Jane flew back to her house in Southampton on the 20th January and Brett and Una left on the 22nd which gave me one night to sort myself out before mine, Keisha’s and Sally’s (English volunteer in Dar) planned trip to Gombe National Park to see the chimps. Now Gombe is as far west of Tanzania as you can get and lies to the east of Lake Tanganyika (I think that is how you spell it) which also borders with the Congo and Burundi. With Dar being as far east of Tanzania as you can get, the most sensible form of transport is to fly, however our budget did not allow this so instead we spend 36 hours, yes 36, on a bus that most definitely would not have passed its MOT in England! We set out Sunday morning at 5:30 and arrived at our stop over at 10:30pm after one 10 minute stop to wee and grab a very quick ‘lunch’. We then discovered we would have to sleep on the bus overnight which was a bit miserable because all our warm clothes were in the luggage compartment which we weren’t allowed to access and there were mosquitoes galore! After a second day on the rickety old bus, and 2 punctures and an engine fire later (they simply put water on the fire and carried on going!) we arrived in Kigoma, a town on the shores of the lake. Here we met Dr Anton, a close friend of Jane and incidentally a man I have a slight professional crush on (Laura, not much different to that lecturer we had in 1st year!) and Sam who had come from Moshi. Anton found us a lovely guest house overlooking the lake for a night and we had our first decent meal in two days - fresh fish from the lake.

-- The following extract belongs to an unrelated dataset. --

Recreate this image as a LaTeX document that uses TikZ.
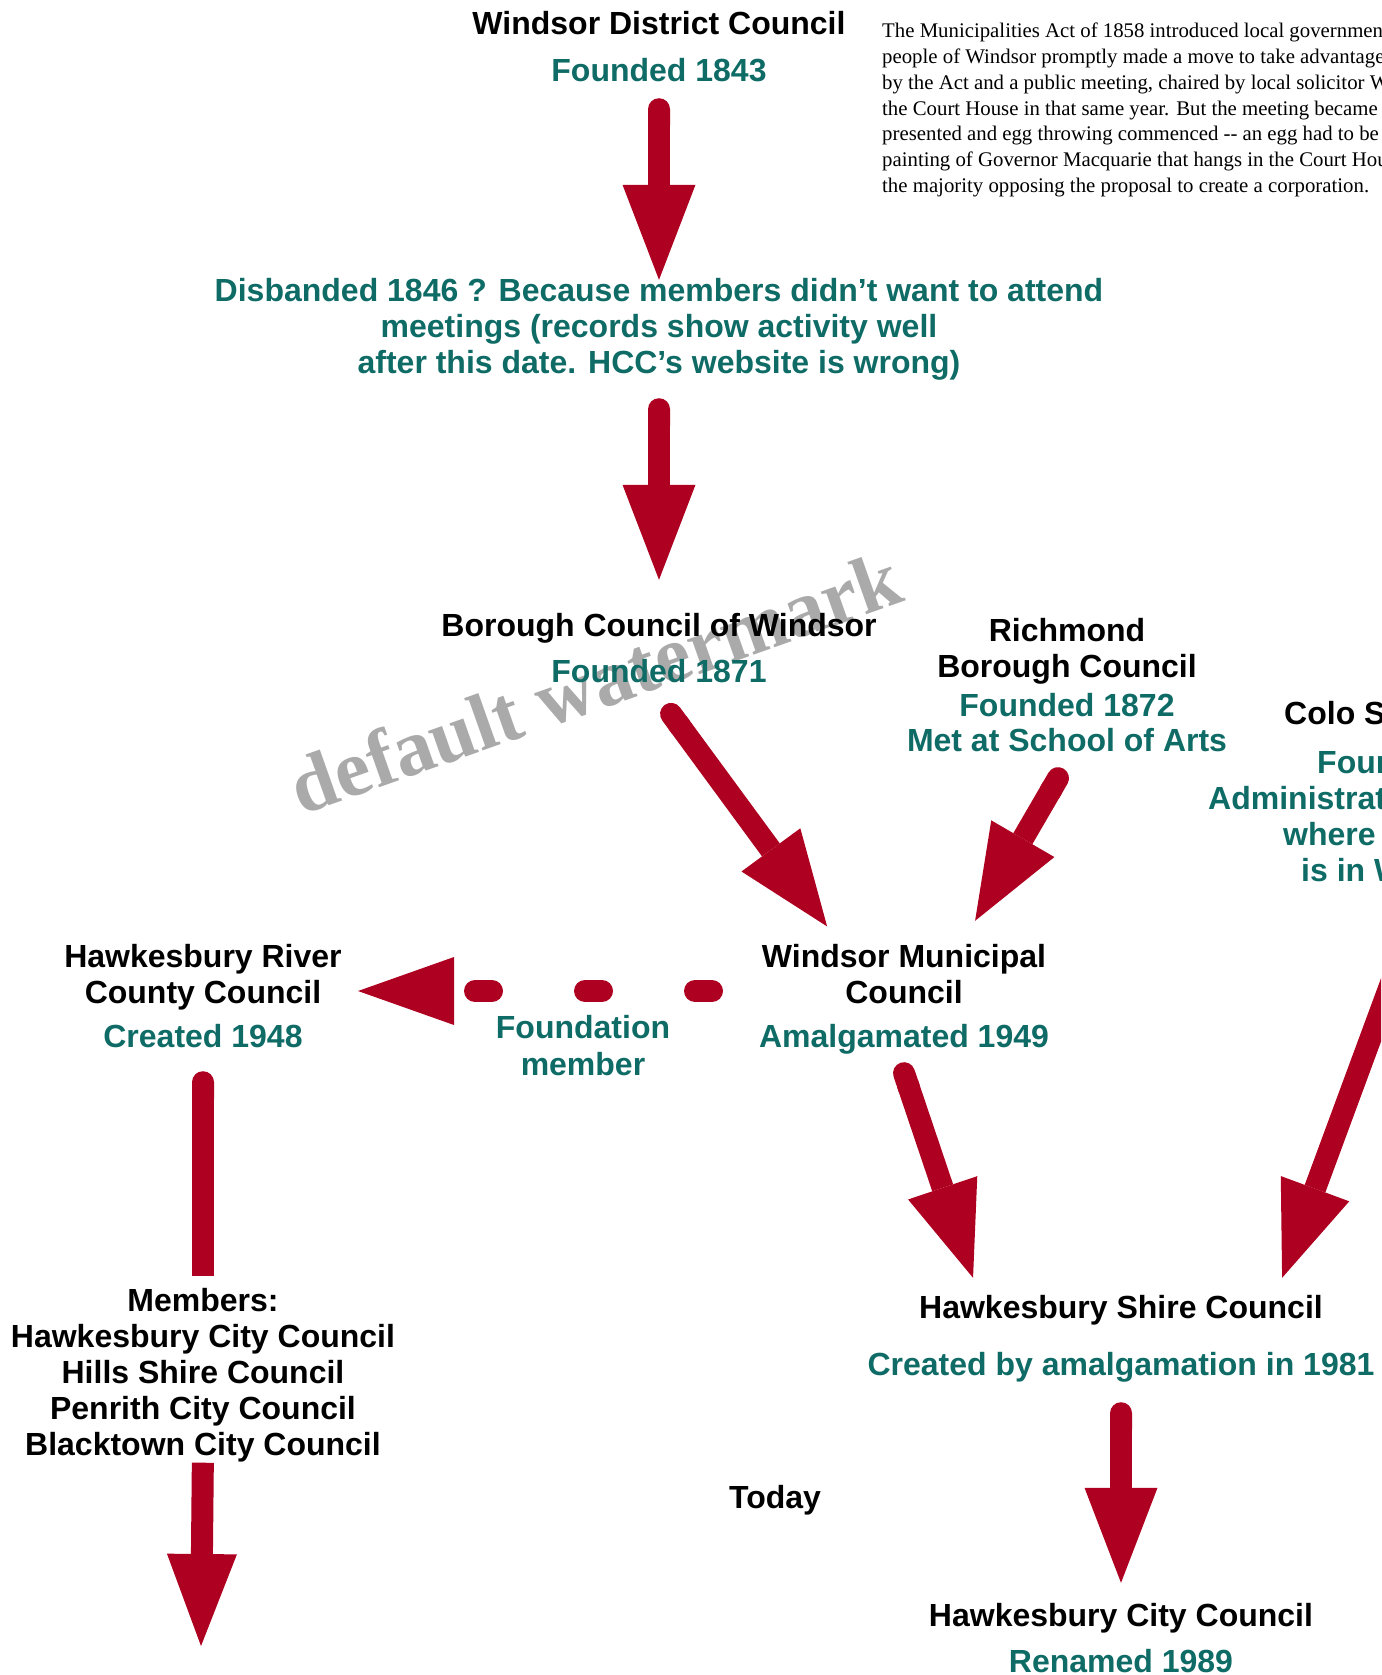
\documentclass[tikz,border=0pt]{standalone}
\usepackage{fontspec}
\setmainfont{Liberation Sans}
\newfontfamily\notefont{Liberation Serif}
\usetikzlibrary{arrows.meta}
\definecolor{arrc}{HTML}{AE0020}
\definecolor{tealc}{HTML}{0F6B65}
\definecolor{wmarkc}{HTML}{AAAAAA}
\tikzset{
  ttl/.style={anchor=base,inner sep=0pt,text height=24pt,text depth=7pt,font=\fontsize{32pt}{36pt}\selectfont\bfseries},
  sub/.style={ttl,text=tealc},
  note/.style={anchor=base west,inner sep=0pt,font=\notefont\fontsize{20.8pt}{25.7pt}\selectfont},
  ar/.style={line width=22pt,draw=arrc,{Round Cap}-{Triangle[length=95pt,width=73pt,line width=0pt]}},
  ln/.style={line width=22pt,draw=arrc,{Round Cap}-},
  endar/.style={line width=22pt,draw=arrc,-{Triangle[length=92pt,width=70pt,line width=0pt]}},
  dar/.style={line width=22pt,draw=arrc,line cap=round,dash pattern=on 17pt off 93pt,-{Triangle[length=96pt,width=68pt,line width=0pt]}},
  wmark/.style={inner sep=0pt,text=wmarkc,font=\notefont\bfseries\fontsize{80pt}{82pt}\selectfont}
}
\begin{document}
\begin{tikzpicture}[x=1pt,y=-1pt]
\useasboundingbox (0,0) rectangle (1381,1675);
\clip (0,0) rectangle (1381,1675);
% watermark (behind the texts)
\node[wmark,rotate=19.5] (wm) at (595,682) {default watermark};
% windsor district council
\node[ttl] (wdc) at (659,35) {Windsor District Council};
\node[sub] (wdcd) at (659,81.5) {Founded 1843};
\foreach \txt [count=\i] in {{Disbanded 1846 ? Because members didn’t want to attend},
  {meetings (records show activity well},{after this date. HCC’s website is wrong)}}
  \node[sub] (dis\i) at (659,{301.5+36*(\i-1)}) {\txt};
% note top right
\foreach \txt [count=\i] in {{The Municipalities Act of 1858 introduced local government},
  {people of Windsor promptly made a move to take advantage of},
  {by the Act and a public meeting, chaired by local solicitor W},
  {the Court House in that same year. But the meeting became unruly},
  {presented and egg throwing commenced -{}- an egg had to be},
  {painting of Governor Macquarie that hangs in the Court House},
  {the majority opposing the proposal to create a corporation.}}
  \node[note] (note\i) at (882,{38+25.7*(\i-1)}) {\txt};
% boroughs
\node[ttl] (boro) at (659,636.5) {Borough Council of Windsor};
\node[sub] (borod) at (659,682.5) {Founded 1871};
\node[ttl] (rbc1) at (1067,641.5) {Richmond};
\node[ttl] (rbc2) at (1067,677.5) {Borough Council};
\node[sub] (rbcd1) at (1067,716.5) {Founded 1872};
\node[sub] (rbcd2) at (1067,751.5) {Met at School of Arts};
\node[ttl,anchor=base west] (colo) at (1284,724.5) {Colo Shire};
\foreach \txt/\xx/\yy [count=\i] in {Founded/1317/773.5,Administration/1208/809.5,where/1283/845.5,{is in Windsor}/1301/881.5}
  \node[sub,anchor=base west] (colod\i) at (\xx,\yy) {\txt};
\coordinate (colo-foot) at (1429,880);
% councils
\node[ttl] (wmc1) at (904,967.5) {Windsor Municipal};
\node[ttl] (wmc2) at (904,1003.5) {Council};
\node[sub] (wmcd) at (904,1047.5) {Amalgamated 1949};
\node[ttl] (hrcc1) at (203,967.5) {Hawkesbury River};
\node[ttl] (hrcc2) at (203,1003.5) {County Council};
\node[sub] (hrccd) at (203,1047.5) {Created 1948};
\node[sub] (fm1) at (583,1038.5) {Foundation};
\node[sub] (fm2) at (583,1075.5) {member};
\foreach \txt [count=\i] in {Members:,{Hawkesbury City Council},{Hills Shire Council},{Penrith City Council},{Blacktown City Council}}
  \node[ttl] (mem\i) at (203,{1311.5+36*(\i-1)}) {\txt};
\coordinate (mem-end) at (201,1646);
\node[ttl] (hsc) at (1121,1318.5) {Hawkesbury Shire Council};
\node[sub] (hscd) at (1121,1375.5) {Created by amalgamation in 1981};
\node[ttl] (today) at (775,1508.5) {Today};
\node[ttl] (hcc) at (1121,1626.5) {Hawkesbury City Council};
\node[sub] (hccd) at (1121,1672.5) {Renamed 1989};
% arrows
\draw[ar,shorten <=9.5pt,shorten >=-2.5pt] (wdcd) -- (dis1);
\draw[ar,shorten <=17.5pt,shorten >=32.5pt] (dis3) -- (boro);
\draw[ar,shorten <=19pt,shorten >=20.9pt] ([xshift=-5.7pt]borod.south) -- ([xshift=-64.5pt]wmc1.north);
\draw[ar,shorten <=11.5pt,shorten >=26pt] ([xshift=2.3pt]rbcd2.south) -- ([xshift=58pt]wmc1.north);
\draw[ar,shorten <=8.5pt,shorten >=17.4pt] ([xshift=-6.2pt]wmcd.south) -- ([xshift=-142.4pt]hsc.north);
\draw[ar,shorten >=17.6pt] (colo-foot) -- ([xshift=155pt]hsc.north);
\draw[ar,shorten <=19.5pt,shorten >=19.5pt] (hscd) -- (hcc);
\draw[dar,shorten <=192pt,shorten >=155pt] ([yshift=4pt]wmc2.center) -- ([yshift=4pt]hrcc2.center);
\draw[ln,shorten <=16.5pt,shorten >=11.5pt] (hrccd) -- (mem1);
\draw[endar] (mem5) -- (mem-end);
\end{tikzpicture}
\end{document}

Tuesday morning we headed off the Gombe - a 3 hour boat journey up the lake. Now I could quite literally go on about Gombe for 8 pages but for fear of boring you all I’ll try and keep it short. The national park itself was beautiful - the lake is fresh water and crystal clear and laps up on a small pebble beach which itself gives way to a steep slope covered in trees. We were allowed to stay in Jane’s house and use her cook (normally Jane’s house is completely forbidden to tourists and you have to pay 40 USD a day for food at the hotel so we felt very privileged) The house is typical Jane - simple with books and skulls everywhere! We spend three days here in total - our mornings were generally spent trekking the forest with Anton trying to find the chimps and after a late lunch we would go swimming in the lake. Evenings normally consisted of drinks and a good old natter about such things including the sex life of the chimps!

The chimpanzees themselves were amazing. The first day we ended up in the middle of a group of about 20, some less than a metre away from us, and they were so amusing - especially the little babies and the young chimps who were really clumsy in their behaviour. Sally most definitely got some photos worthy of the National Geographic Photographic Prize and Keisha got some amazing footage while I just sat back and enjoyed just watching! The second day was a little more fear-inducing since the chimps were much more active and the males are actually 3 times stronger than a human and when they started pant-hooting and displaying and charging around within a metre of us I admit my knees did turn to jelly. Furthermore Freud - the biggest male - has a habit of hitting tourists and stealing their worldly possessions, including mobile phones and cameras, and flinging them into the undergrowth, which apparently adds something special to his display which the females find rather sexy! Thus when we came across him I was a little less than pleased! All the same, it was the most amazing experience, probably the best in my whole 10 months, and I can’t wait to show you all the photos!

After another stopover in Kigoma we started our epic journey home again. Unfortunately this time we were on an even worse bus with terrible suspension and naturally we were right at the back. The driver also had a habit of propelling us over speed bumps at 70mph too and by the end of our journey - 2 more punctures, one broken chair and in my case a cut lip later (due to one particularly bad speed bump hauling me out of my seat and smack into the one in front of me) - we were all feeling somewhat battered and in need of a good sleep!

... Which pretty much brings me to date! In the two days since I arrived back in Dar it has suddenly hit me that I’m coming home in three weeks. I have so much to do before then and have very mixed feelings about my return though I cannot WAIT to see everyone -has been too long and I feel out of the loop! I land on the 23rd so please make some space for me! As for plans beyond that, who knows - I have 2 interviews for jobs here in Tzn coming up - one tomorrow and one next week - but we’ll see what comes of them. Well, I think that’s all folks. Congratulations if you made it to the end off this killer entry and see you all soon. I leave you with a little something I was thinking about on the bus - a short, light-hearted overlook on how this experience has and has not changed me!

Love to all and can’t wait to see you,
Carly xxxxxxxxxxxxx

P.s - 2 hours later and still no plumber…it’s going to be another long day!


How I have changed
1) I have long here which could in parts be described as almost blonde
2) I have a minute ability to converse with people in a different language
3) I am now partial to half a sugar in my tea and coffee, though this may be more due to the taste of the milk here and I feel this trend will reverse on my return to English soils
4) I am no longer completely translucent
5) I most definitely could no longer make it up St Aldates hill on my bike, considering I now struggle with the 17 steps to my flat.

How I have not changed
1) I still can’t stop biting my nails
2) I still obsessively make lists about everything
3) I still cannot power nap
4) I still have a worrying obsession with everything pastry which has actually escalated into an inability to pass a bakery without buying something tasty (luckily I am only personally aware of three bakeries in Dar, though it is interesting how often they happen to be on route to somewhere else I ‘have to be’.
5) I still lose EVERYTHING. In fact, my phone got stolen for the 3rd time just a couple of weeks ago. I’ve decided I should set up a business whereby people can pay me a small some of money to lose things for them - anything from an ex-boyfriends’ phone numbers to a murder weapon. I think I’d make quite a pretty income.
6) I still have completely NO idea what I want to do with my life. Woop.